Светлана и в самом деле, наконец, была счастлива. Друг Сингха доктор Рамманохар Лохия, член индийского парламента и глава социалистической партии, вспоминал свою встречу с Сингхом в Москве. Хотя Сингх очень страдал от боли в распухшей ноге, и его астма давала о себе знать, он пришел навестить Лохию в гостинице, поскольку они были друзьями в течение тридцати семи лет. Лохия спросил его про Светлану:
Он говорил о ней с большой страстью и уважением, и я сразу понял, что она хорошо заботится о нем. У Браджеша был ненавязчивый шарм, он был уравновешенный человек, умел всегда выслушать другого, и, кроме того, от природы был очень симпатичным. У него было и чувство юмора, а также еще что-то, чего я никак не мог определить, но что делало его очень привлекательным в глазах женщин…
Неожиданно оказалось, что уже полночь. Я хотел прогуляться по Красной площади, но Браджеш сказал, что Светлана будет очень волноваться о нем. Мы взяли такси и поехали к ним домой.
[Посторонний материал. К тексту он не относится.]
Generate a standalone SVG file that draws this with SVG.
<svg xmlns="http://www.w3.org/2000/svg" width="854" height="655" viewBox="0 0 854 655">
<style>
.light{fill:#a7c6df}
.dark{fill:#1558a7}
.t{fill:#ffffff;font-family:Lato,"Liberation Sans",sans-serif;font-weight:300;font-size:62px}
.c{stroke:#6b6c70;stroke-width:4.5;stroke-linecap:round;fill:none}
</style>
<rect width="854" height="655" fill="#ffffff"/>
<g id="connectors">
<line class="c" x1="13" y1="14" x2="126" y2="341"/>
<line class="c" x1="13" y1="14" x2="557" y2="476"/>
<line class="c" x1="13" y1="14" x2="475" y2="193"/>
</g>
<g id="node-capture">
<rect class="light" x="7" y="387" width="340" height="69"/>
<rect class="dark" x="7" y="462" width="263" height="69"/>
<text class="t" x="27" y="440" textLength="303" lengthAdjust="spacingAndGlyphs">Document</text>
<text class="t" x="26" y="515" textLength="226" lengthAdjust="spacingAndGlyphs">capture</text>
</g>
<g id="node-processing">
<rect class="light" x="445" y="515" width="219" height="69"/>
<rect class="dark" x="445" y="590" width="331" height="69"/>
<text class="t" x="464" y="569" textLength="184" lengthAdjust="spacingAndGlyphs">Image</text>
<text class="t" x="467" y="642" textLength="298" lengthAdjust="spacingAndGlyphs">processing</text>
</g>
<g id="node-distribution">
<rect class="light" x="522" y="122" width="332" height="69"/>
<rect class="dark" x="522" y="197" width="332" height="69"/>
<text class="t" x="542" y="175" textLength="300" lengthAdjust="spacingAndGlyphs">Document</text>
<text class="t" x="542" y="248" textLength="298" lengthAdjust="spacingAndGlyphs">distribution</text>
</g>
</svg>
Когда мы выехали на их улицу, то увидели Светлану, которая, очень взволнованная, стояла на дороге, выглядывая Браджеша. Она была с моей стороны машины, и я выскочил к ней. Хотя нас не представили друг другу, я сразу начал шутить, чтобы хоть немного развеселить ее.
— Вы так любите этого человека? — спросил я.
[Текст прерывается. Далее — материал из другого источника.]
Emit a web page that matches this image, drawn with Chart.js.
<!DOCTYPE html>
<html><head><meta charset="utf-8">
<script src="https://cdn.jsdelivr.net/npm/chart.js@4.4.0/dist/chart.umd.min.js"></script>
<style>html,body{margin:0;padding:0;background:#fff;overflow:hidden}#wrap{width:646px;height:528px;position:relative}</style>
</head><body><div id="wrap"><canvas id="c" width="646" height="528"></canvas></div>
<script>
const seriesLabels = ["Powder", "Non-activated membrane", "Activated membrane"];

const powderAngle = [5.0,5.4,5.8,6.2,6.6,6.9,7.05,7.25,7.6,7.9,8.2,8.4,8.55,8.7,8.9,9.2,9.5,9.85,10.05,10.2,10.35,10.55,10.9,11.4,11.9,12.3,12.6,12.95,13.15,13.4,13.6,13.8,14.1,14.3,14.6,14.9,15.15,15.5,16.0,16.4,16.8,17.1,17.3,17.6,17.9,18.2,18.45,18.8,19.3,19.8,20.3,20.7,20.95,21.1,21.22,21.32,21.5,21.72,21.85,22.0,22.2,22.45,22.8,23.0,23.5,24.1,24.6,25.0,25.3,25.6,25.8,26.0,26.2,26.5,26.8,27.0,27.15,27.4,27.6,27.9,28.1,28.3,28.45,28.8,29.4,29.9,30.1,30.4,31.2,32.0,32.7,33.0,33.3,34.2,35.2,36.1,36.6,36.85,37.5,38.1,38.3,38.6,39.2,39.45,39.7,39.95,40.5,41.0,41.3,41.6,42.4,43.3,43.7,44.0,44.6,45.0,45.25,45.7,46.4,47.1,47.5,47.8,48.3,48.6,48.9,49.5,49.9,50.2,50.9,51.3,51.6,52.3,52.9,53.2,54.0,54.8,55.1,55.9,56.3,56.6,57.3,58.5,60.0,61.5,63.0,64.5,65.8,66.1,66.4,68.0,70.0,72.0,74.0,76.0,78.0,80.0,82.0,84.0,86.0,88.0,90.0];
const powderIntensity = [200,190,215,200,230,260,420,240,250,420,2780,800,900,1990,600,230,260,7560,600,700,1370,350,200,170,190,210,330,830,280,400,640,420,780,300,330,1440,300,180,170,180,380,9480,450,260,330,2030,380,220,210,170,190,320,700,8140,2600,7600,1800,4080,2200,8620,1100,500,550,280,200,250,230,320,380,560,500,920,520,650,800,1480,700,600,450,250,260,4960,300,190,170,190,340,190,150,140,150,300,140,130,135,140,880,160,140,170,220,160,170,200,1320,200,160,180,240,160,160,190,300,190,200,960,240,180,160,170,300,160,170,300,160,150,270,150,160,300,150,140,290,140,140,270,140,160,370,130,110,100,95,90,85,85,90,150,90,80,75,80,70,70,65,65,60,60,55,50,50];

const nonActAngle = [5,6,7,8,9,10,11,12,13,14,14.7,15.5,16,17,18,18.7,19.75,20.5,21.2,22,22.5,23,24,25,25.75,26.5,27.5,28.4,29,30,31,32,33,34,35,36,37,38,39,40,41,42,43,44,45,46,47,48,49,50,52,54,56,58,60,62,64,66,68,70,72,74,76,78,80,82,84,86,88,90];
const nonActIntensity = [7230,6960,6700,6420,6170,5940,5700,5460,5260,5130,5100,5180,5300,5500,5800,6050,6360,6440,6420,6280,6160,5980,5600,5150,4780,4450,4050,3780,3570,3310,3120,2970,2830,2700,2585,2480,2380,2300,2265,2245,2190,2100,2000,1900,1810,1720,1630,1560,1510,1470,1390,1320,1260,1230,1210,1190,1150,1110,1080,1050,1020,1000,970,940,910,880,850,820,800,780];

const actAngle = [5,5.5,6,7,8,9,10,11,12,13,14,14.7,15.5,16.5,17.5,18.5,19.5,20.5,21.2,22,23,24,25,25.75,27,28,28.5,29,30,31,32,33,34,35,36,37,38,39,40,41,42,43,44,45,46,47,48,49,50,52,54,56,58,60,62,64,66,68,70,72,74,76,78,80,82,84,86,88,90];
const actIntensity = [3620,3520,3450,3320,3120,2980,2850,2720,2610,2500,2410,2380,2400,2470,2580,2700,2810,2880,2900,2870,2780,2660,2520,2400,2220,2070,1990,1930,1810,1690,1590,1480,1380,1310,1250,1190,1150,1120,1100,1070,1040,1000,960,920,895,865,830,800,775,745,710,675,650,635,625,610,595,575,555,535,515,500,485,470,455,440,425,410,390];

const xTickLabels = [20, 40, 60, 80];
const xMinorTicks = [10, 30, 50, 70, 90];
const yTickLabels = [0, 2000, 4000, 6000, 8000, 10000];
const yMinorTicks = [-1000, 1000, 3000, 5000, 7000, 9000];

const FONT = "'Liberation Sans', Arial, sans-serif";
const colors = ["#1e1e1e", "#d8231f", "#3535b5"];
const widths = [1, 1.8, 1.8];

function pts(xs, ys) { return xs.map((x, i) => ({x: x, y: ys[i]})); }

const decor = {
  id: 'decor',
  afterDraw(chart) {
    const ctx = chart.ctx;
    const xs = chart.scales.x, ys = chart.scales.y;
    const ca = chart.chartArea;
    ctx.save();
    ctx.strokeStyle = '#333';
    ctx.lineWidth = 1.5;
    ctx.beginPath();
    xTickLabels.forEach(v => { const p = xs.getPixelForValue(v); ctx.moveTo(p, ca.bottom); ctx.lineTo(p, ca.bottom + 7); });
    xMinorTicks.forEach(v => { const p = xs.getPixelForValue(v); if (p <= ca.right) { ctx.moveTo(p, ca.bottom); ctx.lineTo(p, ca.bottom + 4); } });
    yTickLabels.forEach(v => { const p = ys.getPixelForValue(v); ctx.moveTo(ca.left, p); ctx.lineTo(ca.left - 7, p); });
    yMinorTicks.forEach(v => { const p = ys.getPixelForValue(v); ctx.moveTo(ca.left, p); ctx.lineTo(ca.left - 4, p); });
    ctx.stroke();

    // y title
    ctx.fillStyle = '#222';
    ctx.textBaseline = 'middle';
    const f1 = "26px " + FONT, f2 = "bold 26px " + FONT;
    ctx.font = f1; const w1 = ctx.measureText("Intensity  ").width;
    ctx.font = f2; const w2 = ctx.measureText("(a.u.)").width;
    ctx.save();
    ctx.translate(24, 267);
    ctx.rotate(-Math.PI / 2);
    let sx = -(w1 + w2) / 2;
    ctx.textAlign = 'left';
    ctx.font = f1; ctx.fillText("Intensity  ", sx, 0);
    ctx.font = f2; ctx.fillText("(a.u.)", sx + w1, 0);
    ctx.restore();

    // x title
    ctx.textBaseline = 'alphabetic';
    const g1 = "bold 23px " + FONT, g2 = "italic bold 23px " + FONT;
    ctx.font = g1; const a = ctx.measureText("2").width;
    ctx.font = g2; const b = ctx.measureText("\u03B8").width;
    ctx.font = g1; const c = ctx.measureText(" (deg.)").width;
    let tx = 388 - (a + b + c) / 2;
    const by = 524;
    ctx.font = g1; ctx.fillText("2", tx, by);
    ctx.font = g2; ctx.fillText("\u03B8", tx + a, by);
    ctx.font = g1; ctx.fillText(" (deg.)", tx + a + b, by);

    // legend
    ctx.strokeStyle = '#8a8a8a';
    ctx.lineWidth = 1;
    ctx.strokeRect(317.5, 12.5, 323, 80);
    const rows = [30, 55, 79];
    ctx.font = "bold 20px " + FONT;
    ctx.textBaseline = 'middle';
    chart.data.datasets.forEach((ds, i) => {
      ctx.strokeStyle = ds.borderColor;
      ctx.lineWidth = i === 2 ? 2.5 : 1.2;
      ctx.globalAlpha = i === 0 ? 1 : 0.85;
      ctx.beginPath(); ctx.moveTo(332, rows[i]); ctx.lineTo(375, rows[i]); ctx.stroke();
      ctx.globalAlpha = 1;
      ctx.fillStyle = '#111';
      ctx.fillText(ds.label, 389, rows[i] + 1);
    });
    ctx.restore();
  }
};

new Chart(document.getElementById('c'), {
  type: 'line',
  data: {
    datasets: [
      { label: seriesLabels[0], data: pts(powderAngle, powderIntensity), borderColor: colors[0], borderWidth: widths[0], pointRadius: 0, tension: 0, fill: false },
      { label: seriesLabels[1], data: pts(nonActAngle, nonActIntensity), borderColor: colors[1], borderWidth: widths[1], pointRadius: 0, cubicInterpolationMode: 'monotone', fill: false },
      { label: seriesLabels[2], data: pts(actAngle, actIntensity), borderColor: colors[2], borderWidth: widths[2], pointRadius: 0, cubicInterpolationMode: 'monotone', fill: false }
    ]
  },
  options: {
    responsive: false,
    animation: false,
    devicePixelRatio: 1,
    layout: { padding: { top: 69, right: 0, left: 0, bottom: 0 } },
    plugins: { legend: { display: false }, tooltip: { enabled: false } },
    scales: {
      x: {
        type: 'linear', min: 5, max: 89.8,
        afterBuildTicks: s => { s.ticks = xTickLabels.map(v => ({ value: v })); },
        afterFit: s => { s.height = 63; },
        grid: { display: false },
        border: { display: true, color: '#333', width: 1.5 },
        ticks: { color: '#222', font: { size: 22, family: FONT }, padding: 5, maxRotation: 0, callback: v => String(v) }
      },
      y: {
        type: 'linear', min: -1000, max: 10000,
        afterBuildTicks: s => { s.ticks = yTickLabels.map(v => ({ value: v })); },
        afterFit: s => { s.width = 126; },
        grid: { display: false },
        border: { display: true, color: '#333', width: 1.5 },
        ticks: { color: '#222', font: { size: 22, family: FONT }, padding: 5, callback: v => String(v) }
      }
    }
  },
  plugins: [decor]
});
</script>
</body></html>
— Вы знаете, всякое бывает, — серьезно ответила Светлана. — Всякие там автомобильные аварии…
Я предполагал, о чем она по-настоящему тревожится, но ничего не стал говорить.
На следующий день Лохия провел несколько часов со Светланой и Браджешем. На него очень глубокое впечатление произвела ее искренность. В интервью он рассказывал:
Я бы сравнил ее с цветком, не с розой, потому что розы не так нежны, а с жасмином или орхидеей, с цветком, имеющим тонкий неназойливый аромат.
Я также подумал, что передо мной женщина, в жизни которой было много печалей, и эти печали придали ей особое очарование. За все то время, что мы провели вместе, я не слышал, чтобы она громко или грубо разговаривала. Единственный раз, когда я слышал надрыв в ее голосе, был уже позже, в Индии, когда она сказала резким тоном: «Я ненавижу политику! Я ненавижу политику!»